▸ **Given information**:

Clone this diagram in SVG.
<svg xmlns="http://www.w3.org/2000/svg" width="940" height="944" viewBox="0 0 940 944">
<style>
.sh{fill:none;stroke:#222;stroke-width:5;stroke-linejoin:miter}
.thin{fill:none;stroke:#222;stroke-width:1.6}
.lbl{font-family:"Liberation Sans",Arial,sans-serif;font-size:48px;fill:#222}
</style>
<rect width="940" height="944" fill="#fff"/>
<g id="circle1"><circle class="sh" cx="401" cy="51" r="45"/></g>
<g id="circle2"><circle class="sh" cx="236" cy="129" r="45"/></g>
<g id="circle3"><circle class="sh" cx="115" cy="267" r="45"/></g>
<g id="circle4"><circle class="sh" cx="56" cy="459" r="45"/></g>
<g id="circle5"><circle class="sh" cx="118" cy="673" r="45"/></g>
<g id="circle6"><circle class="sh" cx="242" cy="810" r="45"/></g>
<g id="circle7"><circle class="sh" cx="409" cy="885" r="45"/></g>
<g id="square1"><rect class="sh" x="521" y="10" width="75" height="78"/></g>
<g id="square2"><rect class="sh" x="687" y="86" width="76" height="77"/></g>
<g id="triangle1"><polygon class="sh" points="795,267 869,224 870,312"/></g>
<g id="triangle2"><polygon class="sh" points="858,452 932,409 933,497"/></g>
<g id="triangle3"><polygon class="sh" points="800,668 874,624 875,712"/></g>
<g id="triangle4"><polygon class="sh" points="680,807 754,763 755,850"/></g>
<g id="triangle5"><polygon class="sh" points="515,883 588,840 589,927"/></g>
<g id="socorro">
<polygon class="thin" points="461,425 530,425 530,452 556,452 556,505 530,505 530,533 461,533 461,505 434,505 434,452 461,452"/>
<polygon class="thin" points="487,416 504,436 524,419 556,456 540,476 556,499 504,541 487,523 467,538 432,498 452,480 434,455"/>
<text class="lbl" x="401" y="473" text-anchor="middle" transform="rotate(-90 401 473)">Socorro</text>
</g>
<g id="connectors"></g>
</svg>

▸ **Task**: Return every line of the material exactly.

▸ **Solution to this problem**:
Clone this diagram in SVG.
<svg xmlns="http://www.w3.org/2000/svg" width="940" height="944" viewBox="0 0 940 944">
<style>
.sh{fill:none;stroke:#222;stroke-width:5;stroke-linejoin:miter}
.thin{fill:none;stroke:#222;stroke-width:1.6}
.lbl{font-family:"Liberation Sans",Arial,sans-serif;font-size:48px;fill:#222}
</style>
<rect width="940" height="944" fill="#fff"/>
<g id="circle1"><circle class="sh" cx="401" cy="51" r="45"/></g>
<g id="circle2"><circle class="sh" cx="236" cy="129" r="45"/></g>
<g id="circle3"><circle class="sh" cx="115" cy="267" r="45"/></g>
<g id="circle4"><circle class="sh" cx="56" cy="459" r="45"/></g>
<g id="circle5"><circle class="sh" cx="118" cy="673" r="45"/></g>
<g id="circle6"><circle class="sh" cx="242" cy="810" r="45"/></g>
<g id="circle7"><circle class="sh" cx="409" cy="885" r="45"/></g>
<g id="square1"><rect class="sh" x="521" y="10" width="75" height="78"/></g>
<g id="square2"><rect class="sh" x="687" y="86" width="76" height="77"/></g>
<g id="triangle1"><polygon class="sh" points="795,267 869,224 870,312"/></g>
<g id="triangle2"><polygon class="sh" points="858,452 932,409 933,497"/></g>
<g id="triangle3"><polygon class="sh" points="800,668 874,624 875,712"/></g>
<g id="triangle4"><polygon class="sh" points="680,807 754,763 755,850"/></g>
<g id="triangle5"><polygon class="sh" points="515,883 588,840 589,927"/></g>
<g id="socorro">
<polygon class="thin" points="461,425 530,425 530,452 556,452 556,505 530,505 530,533 461,533 461,505 434,505 434,452 461,452"/>
<polygon class="thin" points="487,416 504,436 524,419 556,456 540,476 556,499 504,541 487,523 467,538 432,498 452,480 434,455"/>
<text class="lbl" x="401" y="473" text-anchor="middle" transform="rotate(-90 401 473)">Socorro</text>
</g>
<g id="connectors"></g>
</svg>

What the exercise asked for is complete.